Мелкий буржуа обычно презирал свое социальное положение: он с завистью и ненавистью посматривал на крупный бизнес, в соперничестве с которым столь часто терпел поражения, и презирал рабочих, завидуя их способности к организации политической и профсоюзной и к коллективной самозащите. Маркс как-то писал, что в июне 1848 года заставило французских мелких буржуа яростно наброситься на восставших рабочих Парижа: торговцы, говорил он, увидели, что подходы к их лавкам заблокировали рабочие баррикады на улицах, и они вышли и разгромили эти баррикады. Германские лавочники в начале 30-х годов не имели такой причины для бешенства — никакие баррикады не мешали проходу к их магазинам. Но они были разорены экономически, имели основания обвинять Веймарскую республику, во главе которой уже сколько лет находились социал-демократы; и они были напуганы угрозой коммунизма, которая хотя и не материализовалась, но держала общество в постоянном напряжении и возбуждении. В глазах лавочника большой бизнес, еврейские финансы, парламентская демократия, социал-демократические правительства, коммунизм и марксизм в целом — все это слилось в одну картину многоголового чудовища, которое его душило, — все были сообщниками в ужасном заговоре, из-за которого он разорился. При виде большого бизнеса этот маленький человек потрясал кулаками, как будто стал социалистом; своим пронзительным криком на рабочего он выдавал свою буржуазную респектабельность, свою боязнь классовой борьбы, свою фанатичную национальную гордыню и свою ненависть к марксистскому интернационализму. Этот политический невроз обнищавших миллионов придал национал-социализму силу и побудительный толчок.
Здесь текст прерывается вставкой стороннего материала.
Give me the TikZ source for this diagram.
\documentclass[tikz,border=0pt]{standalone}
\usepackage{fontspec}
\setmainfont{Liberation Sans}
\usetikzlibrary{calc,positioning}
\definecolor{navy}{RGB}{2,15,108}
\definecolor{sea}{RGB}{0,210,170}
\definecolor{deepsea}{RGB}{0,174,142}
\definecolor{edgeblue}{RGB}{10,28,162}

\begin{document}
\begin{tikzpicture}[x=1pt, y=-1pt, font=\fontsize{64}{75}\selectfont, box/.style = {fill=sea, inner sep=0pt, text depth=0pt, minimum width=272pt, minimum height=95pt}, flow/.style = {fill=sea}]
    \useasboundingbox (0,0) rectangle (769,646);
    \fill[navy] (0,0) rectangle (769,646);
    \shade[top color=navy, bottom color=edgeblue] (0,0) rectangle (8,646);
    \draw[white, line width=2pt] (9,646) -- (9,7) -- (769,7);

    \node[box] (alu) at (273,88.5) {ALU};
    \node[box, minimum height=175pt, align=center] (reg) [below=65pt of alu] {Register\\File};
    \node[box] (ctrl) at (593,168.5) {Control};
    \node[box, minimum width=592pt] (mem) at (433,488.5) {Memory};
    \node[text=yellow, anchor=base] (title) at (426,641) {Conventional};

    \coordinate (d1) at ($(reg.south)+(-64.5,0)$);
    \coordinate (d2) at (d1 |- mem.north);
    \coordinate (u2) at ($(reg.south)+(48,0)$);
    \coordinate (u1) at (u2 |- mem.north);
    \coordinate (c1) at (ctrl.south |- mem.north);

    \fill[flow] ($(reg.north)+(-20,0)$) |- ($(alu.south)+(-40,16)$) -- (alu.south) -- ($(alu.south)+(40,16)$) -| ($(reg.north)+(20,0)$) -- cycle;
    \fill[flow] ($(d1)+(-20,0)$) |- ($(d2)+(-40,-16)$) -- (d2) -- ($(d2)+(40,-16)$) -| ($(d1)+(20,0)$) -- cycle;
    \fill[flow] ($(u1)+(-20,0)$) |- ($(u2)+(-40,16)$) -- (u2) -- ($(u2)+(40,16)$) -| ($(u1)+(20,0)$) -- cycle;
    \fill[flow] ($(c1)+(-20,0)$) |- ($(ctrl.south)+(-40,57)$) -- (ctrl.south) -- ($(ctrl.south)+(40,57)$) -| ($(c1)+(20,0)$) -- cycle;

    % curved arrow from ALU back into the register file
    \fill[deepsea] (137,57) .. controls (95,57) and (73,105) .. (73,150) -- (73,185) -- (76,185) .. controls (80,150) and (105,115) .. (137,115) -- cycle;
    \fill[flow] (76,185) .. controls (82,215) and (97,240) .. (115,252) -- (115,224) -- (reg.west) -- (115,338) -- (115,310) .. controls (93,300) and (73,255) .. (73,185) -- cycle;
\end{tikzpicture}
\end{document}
Гитлер был по большому счету маленьким человеком с неврастеническими навязчивыми идеями, предрассудками и приступами бешенства. «Не каждый обезумевший мелкий бюргер может стать Гитлером, — говорил Троцкий, — но во всяком неистовом лавочнике есть что-то от Гитлера».
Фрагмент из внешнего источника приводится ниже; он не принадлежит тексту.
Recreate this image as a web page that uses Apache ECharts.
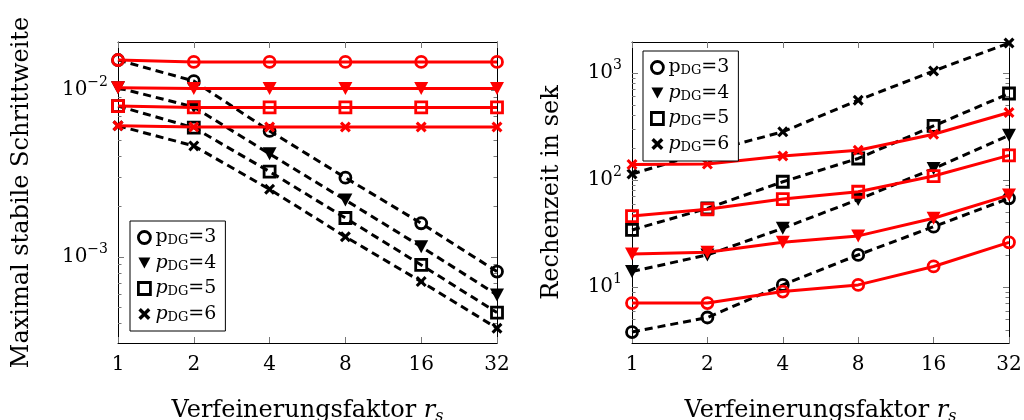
<!DOCTYPE html>
<html>
<head>
<meta charset="utf-8">
<script src="https://cdn.jsdelivr.net/npm/echarts@6/dist/echarts.min.js"></script>
<style>
  html, body { margin: 0; padding: 0; background: #fff; }
  #chart { width: 1024px; height: 420px; }
</style>
</head>
<body>
<div id="chart"></div>
<script>
// ---------- data ----------
const refinement = [1, 2, 4, 8, 16, 32];
const xTickLabels = ['1', '2', '4', '8', '16', '32'];

// Left: maximal stable time step (black dashed / red solid)
const stepBlack3 = [0.0151, 0.0113, 0.00568, 0.00298, 0.00159, 0.000817];
const stepBlack4 = [0.0103, 0.0079, 0.00414, 0.00219, 0.00115, 0.000592];
const stepBlack5 = [0.0080, 0.00594, 0.00324, 0.00171, 0.000895, 0.000464];
const stepBlack6 = [0.0061, 0.00462, 0.00254, 0.00132, 0.000711, 0.000374];
const stepRed3 = [0.0151, 0.0147, 0.0147, 0.0147, 0.0147, 0.0147];
const stepRed4 = [0.0103, 0.0102, 0.0102, 0.0102, 0.0102, 0.0102];
const stepRed5 = [0.0080, 0.00785, 0.00785, 0.00785, 0.00785, 0.00785];
const stepRed6 = [0.0061, 0.0060, 0.0060, 0.0060, 0.0060, 0.0060];

// Right: computing time in seconds
const timeBlack3 = [3.81, 5.21, 10.5, 20.0, 36.7, 67.5];
const timeBlack4 = [14.0, 20.0, 35.5, 65.8, 128, 262];
const timeBlack5 = [34.2, 54.5, 96.4, 159, 320, 643];
const timeBlack6 = [114, 184, 282, 557, 1043, 1905];
const timeRed3 = [7.1, 7.1, 9.1, 10.5, 15.6, 26.2];
const timeRed4 = [20.4, 21.2, 26.2, 30.1, 44.0, 72.4];
const timeRed5 = [46.1, 53.4, 66.5, 77.8, 109, 170];
const timeRed6 = [140, 141, 168, 190, 268, 428];

// axis ranges and ticks
const stepRange = [0.000305, 0.01936];
const timeRange = [3.01, 1946];
const stepMajorTicks = [0.001, 0.01];
const stepMinorTicks = [0.0004, 0.0005, 0.0006, 0.0007, 0.0008, 0.0009,
  0.002, 0.003, 0.004, 0.005, 0.006, 0.007, 0.008, 0.009];
const timeMajorTicks = [10, 100, 1000];
const timeMinorTicks = [4, 5, 6, 7, 8, 9, 20, 30, 40, 50, 60, 70, 80, 90,
  200, 300, 400, 500, 600, 700, 800, 900];

const legendNames = ['p3', 'p4', 'p5', 'p6'];

// ---------- styles ----------
const FONT = 'DejaVu Serif';
const RED = '#ff0000';
const BLACK = '#000000';
const TRI_DOWN = 'path://M0,0 L12,0 L6,11 Z';
const CROSS = 'path://M0,2 L2,0 L5,3 L8,0 L10,2 L7,5 L10,8 L8,10 L5,7 L2,10 L0,8 L3,5 Z';

function markerStyle(kind, color) {
  if (kind === 3) return { symbol: 'circle', symbolSize: 11, itemStyle: { color: 'rgba(0,0,0,0)', borderColor: color, borderWidth: 2.8 } };
  if (kind === 4) return { symbol: TRI_DOWN, symbolSize: [14, 13], itemStyle: { color: color, borderWidth: 0 } };
  if (kind === 5) return { symbol: 'rect', symbolSize: 11, itemStyle: { color: 'rgba(0,0,0,0)', borderColor: color, borderWidth: 2.8 } };
  return { symbol: CROSS, symbolSize: 11, itemStyle: { color: color, borderWidth: 0 } };
}

function makeSeries(name, panel, values, kind, red) {
  const color = red ? RED : BLACK;
  const m = markerStyle(kind, color);
  return Object.assign({
    type: 'line',
    name: name,
    xAxisIndex: panel * 2,
    yAxisIndex: panel * 4,
    data: refinement.map((x, i) => [x, values[i]]),
    lineStyle: { color: color, width: 3, type: red ? 'solid' : [8, 5], cap: 'butt' },
    showAllSymbol: true,
    clip: false,
    animation: false,
    emphasis: { disabled: true },
    z: red ? 3 : 2
  }, m);
}

function xAxes(grid) {
  const base = {
    type: 'log', logBase: 2, min: 1, max: 32, gridIndex: grid,
    axisLine: { show: true, lineStyle: { color: BLACK, width: 1 } },
    axisTick: { show: true, inside: true, length: 6, lineStyle: { color: '#777', width: 1 } },
    splitLine: { show: false }, minorTick: { show: false }
  };
  return [
    Object.assign({}, base, {
      position: 'bottom',
      axisLabel: {
        show: true, margin: 12, color: BLACK, fontFamily: FONT, fontSize: 20,
        formatter: (v) => xTickLabels[refinement.indexOf(Math.round(v))] || ''
      },
      name: '{t|Verfeinerungsfaktor }{i|r}{sub|s}',
      nameLocation: 'middle', nameGap: 54,
      nameTextStyle: {
        color: BLACK, fontFamily: FONT, fontSize: 24,
        rich: {
          t: { fontFamily: FONT, fontSize: 24, color: BLACK, lineHeight: 28 },
          i: { fontFamily: FONT, fontSize: 24, fontStyle: 'italic', color: BLACK, lineHeight: 28 },
          sub: { fontFamily: FONT, fontSize: 16, fontStyle: 'italic', color: BLACK, lineHeight: 16, verticalAlign: 'bottom' }
        }
      }
    }),
    Object.assign({}, base, { position: 'top', axisLabel: { show: false } })
  ];
}

function powLabel(v) {
  const e = Math.round(Math.log10(v));
  const es = e < 0 ? '\u2212' + (-e) : String(e);
  return '{b|10}{s|' + es + '}';
}

function yAxes(grid, range, major, minor, name, nameGap) {
  const base = {
    type: 'log', logBase: 10, min: range[0], max: range[1], gridIndex: grid,
    splitLine: { show: false }, minorTick: { show: false }
  };
  return [
    Object.assign({}, base, {
      position: 'left',
      axisLine: { show: true, lineStyle: { color: BLACK, width: 1 } },
      axisTick: { show: true, inside: true, length: 6, customValues: major, lineStyle: { color: '#777', width: 1 } },
      axisLabel: {
        show: true, margin: 10, customValues: major, formatter: powLabel,
        showMinLabel: true, showMaxLabel: true,
        rich: {
          b: { fontFamily: FONT, fontSize: 20, color: BLACK, lineHeight: 30 },
          s: { fontFamily: FONT, fontSize: 14, color: BLACK, lineHeight: 16, verticalAlign: 'top' }
        }
      },
      name: name, nameLocation: 'middle', nameGap: nameGap,
      nameTextStyle: { color: BLACK, fontFamily: FONT, fontSize: 24 }
    }),
    Object.assign({}, base, {
      position: 'left',
      axisLine: { show: false },
      axisTick: { show: true, inside: true, length: 3.5, customValues: minor, lineStyle: { color: '#777', width: 1 } },
      axisLabel: { show: false }
    }),
    Object.assign({}, base, {
      position: 'right',
      axisLine: { show: true, lineStyle: { color: BLACK, width: 1 } },
      axisTick: { show: true, inside: true, length: 6, customValues: major, lineStyle: { color: '#777', width: 1 } },
      axisLabel: { show: false }
    }),
    Object.assign({}, base, {
      position: 'right',
      axisLine: { show: false },
      axisTick: { show: true, inside: true, length: 3.5, customValues: minor, lineStyle: { color: '#777', width: 1 } },
      axisLabel: { show: false }
    })
  ];
}

function legendData() {
  return legendNames.map((n, i) => {
    const kind = i + 3;
    const m = markerStyle(kind, BLACK);
    return { name: n, icon: m.symbol, itemStyle: m.itemStyle };
  });
}

function legend(left, top) {
  return {
    orient: 'vertical', left: left, top: top,
    data: legendData(),
    itemWidth: 12, itemHeight: 12, itemGap: 6,
    padding: [7, 9, 7, 7],
    backgroundColor: '#fff', borderColor: BLACK, borderWidth: 1, borderRadius: 0,
    selectedMode: false,
    formatter: (name) => {
      const n = name.slice(1);
      const p = n === '3' ? 'pr' : 'pi';
      return '{' + p + '|p}{sub|DG}{eq|=' + n + '}';
    },
    textStyle: {
      color: BLACK, fontFamily: FONT, fontSize: 19,
      rich: {
        pr: { fontFamily: FONT, fontSize: 19, color: BLACK, lineHeight: 20 },
        pi: { fontFamily: FONT, fontSize: 19, fontStyle: 'italic', color: BLACK, lineHeight: 20 },
        sub: { fontFamily: FONT, fontSize: 13, color: BLACK, lineHeight: 12, verticalAlign: 'bottom' },
        eq: { fontFamily: FONT, fontSize: 19, color: BLACK, lineHeight: 20 }
      }
    }
  };
}

const chart = echarts.init(document.getElementById('chart'), null, { renderer: 'canvas' });
chart.setOption({
  animation: false,
  backgroundColor: '#fff',
  grid: [
    { left: 118, top: 42, width: 379, height: 301, outerBoundsMode: 'none', containLabel: false },
    { left: 632, top: 42, width: 377, height: 301, outerBoundsMode: 'none', containLabel: false }
  ],
  xAxis: [].concat(xAxes(0), xAxes(1)),
  yAxis: [].concat(
    yAxes(0, stepRange, stepMajorTicks, stepMinorTicks, 'Maximal stabile Schrittweite', 84),
    yAxes(1, timeRange, timeMajorTicks, timeMinorTicks, 'Rechenzeit in sek', 68)
  ),
  legend: [legend(130, 221), legend(643, 51)],
  series: [
    makeSeries('p3', 0, stepBlack3, 3, false),
    makeSeries('p4', 0, stepBlack4, 4, false),
    makeSeries('p5', 0, stepBlack5, 5, false),
    makeSeries('p6', 0, stepBlack6, 6, false),
    makeSeries('p3r', 0, stepRed3, 3, true),
    makeSeries('p4r', 0, stepRed4, 4, true),
    makeSeries('p5r', 0, stepRed5, 5, true),
    makeSeries('p6r', 0, stepRed6, 6, true),
    makeSeries('p3', 1, timeBlack3, 3, false),
    makeSeries('p4', 1, timeBlack4, 4, false),
    makeSeries('p5', 1, timeBlack5, 5, false),
    makeSeries('p6', 1, timeBlack6, 6, false),
    makeSeries('p3r', 1, timeRed3, 3, true),
    makeSeries('p4r', 1, timeRed4, 4, true),
    makeSeries('p5r', 1, timeRed5, 5, true),
    makeSeries('p6r', 1, timeRed6, 6, true)
  ]
});
</script>
</body>
</html>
И все же низы среднего класса обычно были «человеческой пылью». Они не имели ничего от способности рабочих к самоорганизации, потому что от рождения были аморфны и разобщены; и, несмотря на беснование и угрозы, этой частью общества овладевала трусость, когда она наталкивалась на настоящее сопротивление. Вся биография европейской классовой борьбы и русской революции доказывает это. Мелкая буржуазия не могла подолгу играть какую-то независимую роль — в конце концов она должна была следовать либо за крупной буржуазией, либо за рабочим классом. Ее восстание против большого бизнеса было бессильным и беспомощным — мелкий кустарь и лавочник не могли одержать верх над олигархией монополистического капитала. А посему национал-социализм, находясь у власти, не мог сдержать ни одного из своих «социалистических» обещаний. Он раскрывал себя как преимущественно консервативную силу; он искал способы увековечить капитализм; он крушил рабочий класс и ускорял разорение того самого нижнего среднего класса, который привел его к власти. Но в тот момент этот нижний средний класс и экстремисты из люмпен-пролетариев развили лихорадочную деятельность, и их воображением владела мечта о социальном и политическом превосходстве, которое Гитлер должен был им обеспечить.
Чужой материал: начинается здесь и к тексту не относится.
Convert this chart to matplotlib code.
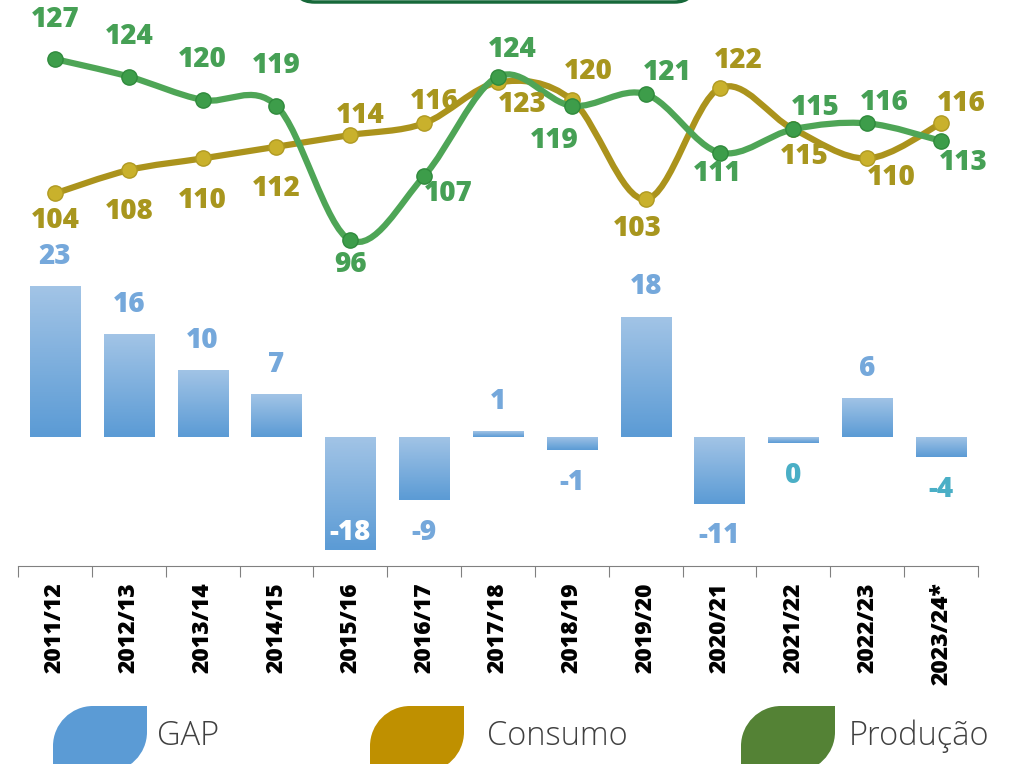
import numpy as np
import matplotlib.pyplot as plt
from matplotlib.path import Path
from matplotlib.patches import PathPatch, FancyBboxPatch
from matplotlib.colors import LinearSegmentedColormap

plt.rcParams['font.family'] = ['Open Sans', 'DejaVu Sans']

# data
safras = ["2011/12", "2012/13", "2013/14", "2014/15", "2015/16", "2016/17", "2017/18",
          "2018/19", "2019/20", "2020/21", "2021/22", "2022/23", "2023/24*"]
producao = [127, 124, 120, 119, 96, 107, 124, 119, 121, 111, 115, 116, 113]
consumo = [104, 108, 110, 112, 114, 116, 123, 120, 103, 122, 115, 110, 116]
gap = [23.2, 15.8, 10.3, 6.6, -17.4, -9.7, 0.9, -2.0, 18.5, -10.2, -0.9, 6.0, -3.1]
gap_labels = ["23", "16", "10", "7", "-18", "-9", "1", "-1", "18", "-11", "0", "6", "-4"]

# label offsets in pixels (dx, dy)
off_prod = [(0, 40), (0, 40), (0, 40), (0, 40), (0, -24), (24, -18), (14, 27),
            (-18, -35), (22, 22), (-2, -21), (22, 22), (17, 21), (22, -22)]
off_cons = [(0, -27), (0, -41), (0, -42), (0, -42), (10, 20), (10, 22), (24, -22),
            (16, 28), (-8, -29), (19, 28), (11, -27), (24, -19), (20, 20)]

W, H = 1027, 764
fig = plt.figure(figsize=(W / 100, H / 100), dpi=100)


def smooth_path(xs, ys):
    # cubic bezier through the points (catmull-rom style, like a "smoothed line")
    pts = np.column_stack([xs, ys]).astype(float)
    n = len(pts)
    verts = [pts[0]]
    codes = [Path.MOVETO]
    for i in range(n - 1):
        p0 = pts[max(i - 1, 0)]
        p1 = pts[i]
        p2 = pts[i + 1]
        p3 = pts[min(i + 2, n - 1)]
        c1 = p1 + (p2 - p0) / 6.0
        c2 = p2 - (p3 - p1) / 6.0
        verts += [c1, c2, p2]
        codes += [Path.CURVE4] * 3
    return Path(verts, codes)


def leaf(x0, y0, w, h, r):
    # square top-right / bottom-left, rounded top-left / bottom-right (pixel coords, y down)
    k = 0.45
    v = [(x0, y0 + r), (x0, y0 + r * k), (x0 + r * k, y0), (x0 + r, y0),
         (x0 + w, y0), (x0 + w, y0 + h - r),
         (x0 + w, y0 + h - r * k), (x0 + w - r * k, y0 + h), (x0 + w - r, y0 + h),
         (x0, y0 + h), (x0, y0 + r)]
    c = [Path.MOVETO, Path.CURVE4, Path.CURVE4, Path.CURVE4,
         Path.LINETO, Path.LINETO,
         Path.CURVE4, Path.CURVE4, Path.CURVE4,
         Path.LINETO, Path.CLOSEPOLY]
    v = [(a / W, 1 - b / H) for a, b in v]
    return Path(v, c)


x = np.arange(len(safras))

# ---- bars (GAP)
axb = fig.add_axes([18 / W, 1 - 566 / H, 960 / W, 326 / H])
axb.set_xlim(-0.5, 12.5)
axb.set_ylim(-19.8, 30.3)
bars = axb.bar(x, gap, width=0.68, color="none", edgecolor="none")
grad = np.linspace(0, 1, 100).reshape(-1, 1)
bcmap = LinearSegmentedColormap.from_list("b", ["#a2c4e6", "#5b9bd5"])
for b in bars:
    bx, by = b.get_x(), b.get_y()
    bw, bh = b.get_width(), b.get_height()
    y0, y1 = min(by, by + bh), max(by, by + bh)
    im = axb.imshow(grad, cmap=bcmap, aspect="auto", extent=[bx, bx + bw, y0, y1],
                    origin="upper", zorder=2)
    im.set_clip_path(b)

for i, (v, lab) in enumerate(zip(gap, gap_labels)):
    col = "#75a8db"
    if lab in ("0", "-4"):
        col = "#4aafc6"
    if v >= 0:
        dy = 30
    elif v < -15:
        dy = 18
        col = "white"
    else:
        dy = -32
    axb.annotate(lab, (i, v), xytext=(0, dy), textcoords="offset pixels",
                 ha="center", va="center", fontsize=20, fontweight=800,
                 color=col, zorder=5)

for s in ["top", "right", "left"]:
    axb.spines[s].set_visible(False)
axb.spines["bottom"].set_position(("data", -19.8))
axb.spines["bottom"].set_color("#808080")
axb.set_yticks([])
axb.set_xticks(np.arange(-0.5, 13, 1))
axb.set_xticklabels([])
axb.tick_params(axis="x", which="major", length=8, color="#808080")
axb.set_xticks(x, minor=True)
axb.set_xticklabels(safras, minor=True, rotation=90, fontsize=16.5, fontweight=800)
axb.tick_params(axis="x", which="minor", length=0, pad=12)
axb.patch.set_alpha(0)

# ---- lines
axt = fig.add_axes([18 / W, 1 - 280 / H, 960 / W, 280 / H])
axt.set_xlim(-0.5, 12.5)
axt.set_ylim(89.2, 137.1)
axt.axis("off")
axt.patch.set_alpha(0)

axt.add_patch(PathPatch(smooth_path(x, consumo), facecolor="none", edgecolor="#ab931c",
                        lw=4.5, capstyle="round", zorder=2))
axt.plot(x, consumo, "o", ms=11, color="#c9b12c", mec="#b09a22", mew=1, zorder=3)
axt.add_patch(PathPatch(smooth_path(x, producao), facecolor="none", edgecolor="#4ea556",
                        lw=4.5, capstyle="round", zorder=4))
axt.plot(x, producao, "o", ms=11, color="#3d9d4a", mec="#2f8a3c", mew=1, zorder=5)

for i in range(len(x)):
    axt.annotate(str(consumo[i]), (i, consumo[i]), xytext=off_cons[i], textcoords="offset pixels",
                 ha="center", va="center", fontsize=20, fontweight=800, color="#a8961e", zorder=6)
    axt.annotate(str(producao[i]), (i, producao[i]), xytext=off_prod[i], textcoords="offset pixels",
                 ha="center", va="center", fontsize=20, fontweight=800, color="#46a055", zorder=6)

# ---- top green box (cut off)
fig.patches.append(FancyBboxPatch((294 / W, 1 - 2 / H), 401 / W, 60 / H,
                                  boxstyle="round,pad=0,rounding_size=0.02",
                                  transform=fig.transFigure, facecolor="white",
                                  edgecolor="#17693a", lw=2.5, mutation_aspect=W / H))

# ---- legend (leaf shapes)
legend_items = ["GAP", "Consumo", "Produção"]
legend_colors = ["#5b9bd5", "#bf9000", "#548235"]
leg_x = [53, 370, 741]
text_x = [157, 487, 849]
for lx, tx, name, c in zip(leg_x, text_x, legend_items, legend_colors):
    fig.patches.append(PathPatch(leaf(lx, 706, 94, 66, 40), transform=fig.transFigure,
                                 facecolor=c, edgecolor="none"))
    fig.text(tx / W, 1 - 736 / H, name, fontsize=23.5, color="#404040",
             ha="left", va="center", fontweight="light")

fig.savefig("out.png", dpi=100)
«Человеческую пыль притягивает магнит власти», — возражал Троцкий. Она в любом сражении следует за той стороной, которая проявляет большее стремление к победе, большее мужество и способность справиться с катастрофой вроде Великой депрессии. Вот почему в России большевизм, взяв на себя руководство рабочим классом в 1917 году, повел за собой в решающие моменты огромные рассеянные массы колеблющихся крестьян и даже часть мелкой городской буржуазии. Подобным образом германский рабочий класс еще привлечет к себе множество членов нижнего среднего класса, если те почувствуют в нем силу и стремление к победе, т. е. если стратегия социалистов и коммунистов не утратит свое направление и цель. Раздутые амбиции лавочника и сила нацизма выросли из слабости рабочего класса. Лидеры социал-демократии стремятся втереться в доверие среднего, низшего и высшего классов общества, поначалу при Веймарской республике, действуя как деловые менеджеры буржуазного государства, потом — смиренно подчинившись режиму Брюнинга, но постоянно — защищая социальный и политический статус-кво. И все-таки именно против Веймарской республики и ее продолжения Брюнингом, а также против этого статус-кво восстал нижний средний класс. Политика социал-демократии внесла решающий вклад в разрыв между организованным рабочим классом и мелкой буржуазией, раскол, на котором буйно расцвел нацизм. Социал-демократы продолжали проповедовать умеренность и осторожность, когда эти умеренность и осторожность обанкротились; и они продолжали защищать этот статус-кво, когда он стал настолько невыносим, что массы предпочли ему почти все, что угодно, даже бездну, в которую вовлек их Гитлер.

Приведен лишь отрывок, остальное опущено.